- Sovereign state: Pakistan
- Dependent territory: Azad Kashmir
- District: Kotli
- Tehsil: Khuiratta
- Union council: Sohana
- Time zone: UTC+5 (PST)

= Nidi Sohana =

Nidi Sohana (also spelled Needi Sohana) is a union council in the Kotli District, Azad Kashmir. It lies 19 km from Khoiratta and is a union council of the Khoi Ratta Tehsil on LA Kotli 6, situated at the LOC and at the end of the Kotli Tehsil. It consists of Changa gahi, zerin dhara, bala dhara, banni, haripur, androoth, nidi, sohana, mianmora, baira kotehra, rajhdhani, phalni, hilan nawnian, pathan etc. Before partition, Nidi Sohana was part of the Rajori Tehsil in the Riyasi District. The Muthrani Post is in this union council and is the highest point in the Kotli District.
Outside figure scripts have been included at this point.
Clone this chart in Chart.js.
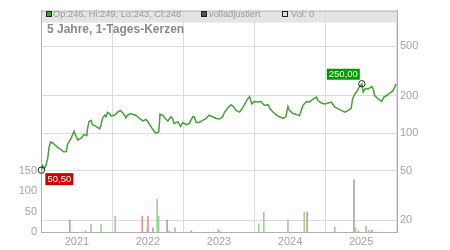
<!DOCTYPE html>
<html>
<head>
<meta charset="utf-8">
<script src="https://cdn.jsdelivr.net/npm/chart.js@4.4.1/dist/chart.umd.min.js"></script>
<style>
  html, body { margin: 0; padding: 0; background: #fff; }
  canvas { display: block; }
</style>
</head>
<body>
<canvas id="kurs" width="450" height="250"></canvas>
<script>
// Kursverlauf (Dezimaljahr, Schlusskurs)
var priceDates = [2020.50, 2020.52, 2020.54, 2020.56, 2020.59, 2020.61, 2020.63, 2020.66, 2020.68, 2020.73,
  2020.77, 2020.82, 2020.85, 2020.87, 2020.92, 2020.94, 2020.96, 2020.99, 2021.01, 2021.06,
  2021.10, 2021.14, 2021.15, 2021.17, 2021.20, 2021.22, 2021.27, 2021.32, 2021.34, 2021.36,
  2021.39, 2021.41, 2021.43, 2021.46, 2021.48, 2021.53, 2021.57, 2021.61, 2021.64, 2021.67,
  2021.69, 2021.71, 2021.75, 2021.78, 2021.83, 2021.88, 2021.93, 2021.97, 2022.00, 2022.04,
  2022.08, 2022.11, 2022.15, 2022.16, 2022.17, 2022.21, 2022.25, 2022.28, 2022.32, 2022.35,
  2022.37, 2022.42, 2022.46, 2022.49, 2022.54, 2022.58, 2022.63, 2022.65, 2022.68, 2022.72,
  2022.77, 2022.82, 2022.86, 2022.91, 2022.96, 2023.01, 2023.05, 2023.08, 2023.12, 2023.17,
  2023.21, 2023.24, 2023.29, 2023.32, 2023.36, 2023.39, 2023.43, 2023.46, 2023.50, 2023.55,
  2023.59, 2023.64, 2023.69, 2023.72, 2023.76, 2023.80, 2023.85, 2023.90, 2023.94, 2023.97,
  2023.99, 2024.04, 2024.08, 2024.13, 2024.15, 2024.18, 2024.23, 2024.27, 2024.32, 2024.37,
  2024.39, 2024.44, 2024.49, 2024.54, 2024.58, 2024.63, 2024.68, 2024.72, 2024.77, 2024.82,
  2024.86, 2024.88, 2024.91, 2024.95, 2024.97, 2025.01, 2025.03, 2025.06, 2025.10, 2025.15,
  2025.17, 2025.19, 2025.24, 2025.29, 2025.32, 2025.36, 2025.40, 2025.45, 2025.49];
var priceValues = [50.5, 55, 52.5, 54, 63, 78, 85, 83.5, 81.6, 76.9,
  74.1, 70.6, 71.5, 81.6, 91.4, 97.5, 103.8, 94, 88.4, 91.4,
  97.5, 96, 109, 123.8, 127, 117, 113.7, 108.6, 116.2, 131.5,
  139.5, 135.6, 147, 144, 138, 139.5, 147, 152.6, 147, 139.5,
  133, 139.5, 144, 142.3, 139.5, 131.5, 125.5, 129, 123.8, 113.7,
  104.5, 100, 102, 116, 142.3, 139.5, 130, 125, 135.6, 130,
  119.4, 123.8, 113.7, 122, 117, 119.4, 135.6, 135.6, 122, 122,
  127, 131.5, 139.5, 135.6, 131.5, 130, 135.6, 148, 159, 169.6,
  162, 152.6, 148, 156.5, 169.6, 184, 197, 172, 180, 178,
  180, 167, 169.6, 157, 148, 141, 135.6, 131.5, 135.6, 164,
  152.6, 144, 142.3, 138, 148, 167, 180, 178, 187.5, 195,
  184, 175, 172, 175, 178, 162, 157, 152.6, 148, 152.6,
  159, 189, 206, 220, 234, 250, 214, 229, 227, 237,
  227, 201, 189, 180, 195, 201, 210, 220, 248];

// Umsatz (Dezimaljahr, Volumen, Richtung u/d/n)
var volDates = [2020.90, 2021.12, 2021.20, 2021.34, 2021.54, 2021.92, 2021.99, 2022.00, 2022.07, 2022.13,
  2022.15, 2022.27, 2022.30, 2022.38, 2022.61, 2022.99, 2023.01, 2023.56, 2023.63, 2023.97,
  2024.20, 2024.24, 2024.63, 2024.90, 2024.92, 2024.96, 2025.07, 2025.11, 2025.15];
var volValues = [29, 3, 19, 19, 39, 39, 11, 39, 10, 80,
  39, 29, 3, 10, 3, 7, 2, 20, 49, 29,
  49, 49, 12, 128, 10, 2, 15, 4, 5];
var volDir = ['d', 'u', 'u', 'u', 'u', 'd', 'u', 'd', 'n', 'u',
  'u', 'n', 'u', 'u', 'd', 'u', 'u', 'u', 'u', 'u',
  'u', 'd', 'u', 'n', 'u', 'd', 'u', 'u', 'd'];

var yearTicks = [2021, 2022, 2023, 2024, 2025];
var volTicks = [0, 50, 100, 150];
var priceTicks = [20, 50, 100, 200, 500];

var titel = '5 Jahre, 1-Tages-Kerzen';
var legendeOhlc = 'Op:246, Hi:249, Lo:243, Cl:248';
var legendeAdj = 'volladjustiert';
var legendeVol = 'Vol: 0';
var tiefLabel = '50,50';
var hochLabel = '250,00';

var FONT = "'Liberation Sans', Arial, sans-serif";
var volFarben = { u: '#98d490', d: '#ec8e98', n: '#a9a9a9' };

var preisPunkte = priceDates.map(function (d, i) { return { x: d, y: priceValues[i] }; });
var volPunkte = volDates.map(function (d, i) { return { x: d, y: volValues[i] }; });

// Kopfzeile mit Legende und Titel, Markierungen fuer Tief/Hoch
var kopfPlugin = {
  id: 'kopf',
  beforeDraw: function (chart) {
    var c = chart.ctx, a = chart.chartArea;
    c.save();
    c.fillStyle = '#e4e4e4';
    c.fillRect(a.left, a.top, a.right - a.left, 12);
    c.restore();
  },
  afterDatasetsDraw: function (chart) {
    var c = chart.ctx, a = chart.chartArea;
    c.save();
    // Rahmen oben
    c.strokeStyle = '#b8b8b8';
    c.lineWidth = 1;
    c.beginPath();
    c.moveTo(a.left, a.top + 0.5);
    c.lineTo(a.right, a.top + 0.5);
    c.stroke();

    function kasten(x, fill) {
      c.fillStyle = fill;
      c.fillRect(x + 0.5, 11.5, 5, 5);
      c.strokeStyle = '#222';
      c.strokeRect(x + 0.5, 11.5, 5, 5);
    }
    c.font = '9.3px ' + FONT;
    c.textBaseline = 'middle';
    kasten(46, '#3aa52a');
    c.fillStyle = '#9a9a9a';
    c.fillText(legendeOhlc, 53, 14);
    kasten(201, '#555');
    c.fillStyle = '#9a9a9a';
    c.fillText(legendeAdj, 209, 14);
    kasten(282, '#ddd');
    c.fillStyle = '#9a9a9a';
    c.fillText(legendeVol, 291, 14);

    c.font = 'bold 12px ' + FONT;
    c.fillStyle = '#8a8a8a';
    c.fillText(titel, 47, 30);

    // Tief / Hoch
    var xs = chart.scales.x, ys = chart.scales.preis;
    var iMin = 0, iMax = 0;
    priceValues.forEach(function (v, i) {
      if (v < priceValues[iMin]) iMin = i;
      if (v > priceValues[iMax]) iMax = i;
    });
    var lx = xs.getPixelForValue(priceDates[iMin]), ly = ys.getPixelForValue(priceValues[iMin]);
    var hx = xs.getPixelForValue(priceDates[iMax]), hy = ys.getPixelForValue(priceValues[iMax]);

    c.font = '9.5px ' + FONT;
    c.textAlign = 'center';
    c.fillStyle = '#cc0000';
    c.fillRect(lx + 4, ly + 3, 28, 12);
    c.fillStyle = '#fff';
    c.fillText(tiefLabel, lx + 18, ly + 9.5);

    c.fillStyle = '#009900';
    c.fillRect(hx - 35, hy - 15, 33, 11);
    c.fillStyle = '#fff';
    c.fillText(hochLabel, hx - 18.5, hy - 9);

    c.strokeStyle = '#222';
    c.lineWidth = 1;
    [[lx, ly], [hx, hy]].forEach(function (p) {
      c.beginPath();
      c.arc(p[0], p[1], 3.2, 0, Math.PI * 2);
      c.stroke();
    });
    c.restore();
  }
};

var kursChart = new Chart(document.getElementById('kurs'), {
  data: {
    datasets: [{
      type: 'line',
      label: 'Kurs',
      data: preisPunkte,
      yAxisID: 'preis',
      borderColor: '#45a035',
      borderWidth: 1.5,
      pointRadius: 0,
      tension: 0,
      order: 0
    }, {
      type: 'bar',
      label: 'Volumen',
      data: volPunkte,
      yAxisID: 'vol',
      backgroundColor: volDir.map(function (d) { return volFarben[d]; }),
      barThickness: 1,
      order: 1
    }]
  },
  options: {
    responsive: false,
    animation: false,
    layout: { padding: { top: 7, left: 0, right: 0, bottom: 0 } },
    plugins: { legend: { display: false }, tooltip: { enabled: false } },
    scales: {
      x: {
        type: 'linear',
        min: 2020.495,
        max: 2025.505,
        offset: false,
        afterBuildTicks: function (s) { s.ticks = yearTicks.map(function (v) { return { value: v }; }); },
        afterFit: function (s) { s.height = 18; },
        ticks: {
          callback: function (v) { return String(v); },
          color: '#a3a3a3',
          font: { family: FONT, size: 11 },
          padding: 3,
          maxRotation: 0,
          autoSkip: false
        },
        grid: { color: '#dcdcdc', drawTicks: false },
        border: { color: '#b0b0b0' }
      },
      vol: {
        type: 'linear',
        position: 'left',
        min: 0,
        max: 544,
        afterBuildTicks: function (s) { s.ticks = volTicks.map(function (v) { return { value: v }; }); },
        afterFit: function (s) { s.width = 41; },
        ticks: {
          callback: function (v) { return String(v); },
          color: '#a3a3a3',
          font: { family: FONT, size: 11 },
          padding: 4
        },
        grid: { display: false, drawTicks: false },
        border: { color: '#b0b0b0' }
      },
      preis: {
        type: 'logarithmic',
        position: 'right',
        min: 16.07,
        max: 968,
        afterBuildTicks: function (s) { s.ticks = priceTicks.map(function (v) { return { value: v }; }); },
        afterFit: function (s) { s.width = 53; },
        ticks: {
          callback: function (v) { return String(v); },
          color: '#a3a3a3',
          font: { family: FONT, size: 11 },
          padding: 3
        },
        grid: { color: '#dcdcdc', drawTicks: false },
        border: { color: '#b0b0b0' }
      }
    }
  },
  plugins: [kopfPlugin]
});
</script>
</body>
</html>
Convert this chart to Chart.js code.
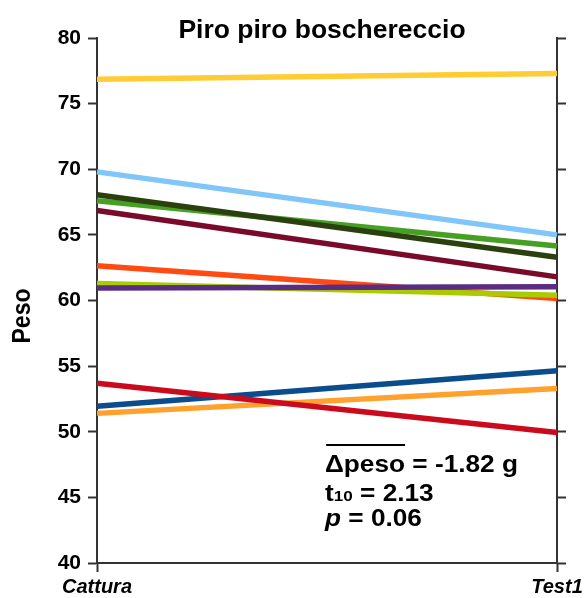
<!DOCTYPE html>
<html>
<head>
<meta charset="utf-8">
<script src="https://cdn.jsdelivr.net/npm/chart.js@4"></script>
<style>
html,body{margin:0;padding:0;background:#fff;}
canvas{display:block;}
</style>
</head>
<body>
<canvas id="c" width="587" height="598"></canvas>
<script>
const categories = ['Cattura', 'Test1'];
const yTicks = [40, 45, 50, 55, 60, 65, 70, 75, 80];
// each bird: [Cattura, Test1]
const redBird       = [53.7, 49.95];
const blueBird      = [51.95, 54.65];
const orangeBird    = [51.4, 53.3];
const darkGreenBird = [68.05, 63.3];
const greenBird     = [67.6, 64.15];
const maroonBird    = [66.85, 61.8];
const lightBlueBird = [69.8, 65.0];
const yellowBird    = [76.85, 77.3];
const purpleBird    = [60.95, 61.05];
const limeBird      = [61.3, 60.4];
const orangeRedBird = [62.65, 60.15];

const series = [
  {data: redBird, color: '#CC0A1E'},
  {data: blueBird, color: '#0B4C8C'},
  {data: orangeBird, color: '#FFA12C'},
  {data: darkGreenBird, color: '#2B400F'},
  {data: greenBird, color: '#46A024'},
  {data: maroonBird, color: '#7A0A2A'},
  {data: lightBlueBird, color: '#80C6F8'},
  {data: yellowBird, color: '#FFCC33'},
  {data: purpleBird, color: '#5B2C83'},
  {data: limeBird, color: '#A8CC00'},
  {data: orangeRedBird, color: '#FF4A12'}
];

const FONT = '"Liberation Sans", Arial, Helvetica, sans-serif';

const textPlugin = {
  id: 'texts',
  afterDraw(chart) {
    const ctx = chart.ctx;
    ctx.save();
    ctx.fillStyle = '#000';
    // title
    ctx.save();
    ctx.font = 'bold 25px ' + FONT;
    ctx.textAlign = 'center';
    ctx.textBaseline = 'alphabetic';
    ctx.translate(322, 38);
    ctx.scale(1.06, 1);
    ctx.fillText('Piro piro boschereccio', 0, 0);
    ctx.restore();
    // y title
    ctx.save();
    ctx.font = 'bold 22px ' + FONT;
    ctx.textAlign = 'center';
    ctx.textBaseline = 'middle';
    ctx.translate(23, 316);
    ctx.rotate(-Math.PI / 2);
    ctx.scale(1.05, 1.15);
    ctx.fillText('Peso', 0, 0);
    ctx.restore();
    // annotation
    const sx = 1.14;
    ctx.save();
    ctx.translate(325, 0);
    ctx.scale(sx, 1);
    ctx.textAlign = 'left';
    ctx.textBaseline = 'alphabetic';
    ctx.font = 'bold 23px ' + FONT;
    ctx.fillText('\u0394peso = -1.82 g', 0, 472);
    const wDelta = ctx.measureText('\u0394peso').width;
    ctx.fillRect(1, 444, wDelta - 1, 2);
    ctx.fillText('t', 0, 500.5);
    let x = ctx.measureText('t').width;
    ctx.font = 'bold 15px ' + FONT;
    ctx.fillText('10', x, 500.5);
    x += ctx.measureText('10').width;
    ctx.font = 'bold 23px ' + FONT;
    ctx.fillText(' = 2.13', x, 500.5);
    ctx.font = 'italic bold 23px ' + FONT;
    ctx.fillText('p', 0, 525.5);
    x = ctx.measureText('p').width;
    ctx.font = 'bold 23px ' + FONT;
    ctx.fillText(' = 0.06', x, 525.5);
    ctx.restore();
    ctx.restore();
  }
};

new Chart(document.getElementById('c'), {
  type: 'line',
  data: {
    labels: categories,
    datasets: series.map(s => ({
      data: s.data,
      borderColor: s.color,
      backgroundColor: s.color,
      borderWidth: 5.5,
      pointRadius: 0,
      tension: 0,
      fill: false,
      yAxisID: 'y'
    }))
  },
  options: {
    responsive: false,
    animation: false,
    events: [],
    layout: {padding: {top: 38, left: 0, right: 0, bottom: 0}},
    plugins: {
      legend: {display: false},
      tooltip: {enabled: false},
      title: {display: false}
    },
    scales: {
      x: {
        type: 'category',
        offset: false,
        grid: {drawOnChartArea: false, drawTicks: true, tickLength: 9, tickColor: '#333', tickWidth: 2},
        border: {display: true, color: '#333', width: 2},
        ticks: {
          color: '#000',
          padding: 3,
          maxRotation: 0,
          autoSkip: false,
          font: {family: FONT, size: 20, weight: 'bold', style: 'italic'}
        },
        afterFit(scale) { scale.height = 35; }
      },
      y: {
        type: 'linear',
        position: 'left',
        min: 40,
        max: 80,
        afterBuildTicks(scale) { scale.ticks = yTicks.map(v => ({value: v})); },
        grid: {drawOnChartArea: false, drawTicks: true, tickLength: 9, tickColor: '#333', tickWidth: 2},
        border: {display: true, color: '#333', width: 2},
        ticks: {
          color: '#000',
          padding: 7,
          font: {family: FONT, size: 21, weight: 'bold'}
        },
        afterFit(scale) { scale.width = 97; }
      },
      y2: {
        type: 'linear',
        position: 'right',
        min: 40,
        max: 80,
        afterBuildTicks(scale) { scale.ticks = yTicks.map(v => ({value: v})); },
        grid: {drawOnChartArea: false, drawTicks: true, tickLength: 9, tickColor: '#333', tickWidth: 2},
        border: {display: true, color: '#333', width: 2},
        ticks: {display: false},
        afterFit(scale) { scale.width = 30; }
      }
    }
  },
  plugins: [textPlugin]
});
</script>
</body>
</html>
Its peak is 4500 ft above sea level.

==Schools==
The union council has 11 primary schools, five middle schools for boys and one for girls, and two high schools for boys and one for girls.
- Government Boys High School Rajdhani Sohana
- Government Boys High School Nidi Sohana
- Government Girls High School Nidi Sohana
- Government Boys Middle School Behara Kotera
- Government Girls Middle School Behara Kotera
- Government Girls Middle School Rajdhani Sohana
- Government Boys Middle School Mitthi Dhara
- Government Girls Middle School Mitthi Dhara
•Primary school Hillan Nawnian Ghulam Ahmed Raza khattana late.

==Main villages==
The main villages are Nidi, Sohana, Rajdhani, Mithi Dara, Haripur, Bala Dara, Zerein Dara, Chanaga Gai, and Bera Kothara.bhaiyl, Hillan Nawnian Khattana Abad

==Main tribes==
Most of the inhabitants of this union council (75%) are from the Gujjar tribe. Others are from the Rajput, Saadat Syed, Butt, Bhatti, and Mughal tribes.

==Khui Forest==
The Khui Forest is located in the Nidi Sohana Union Council.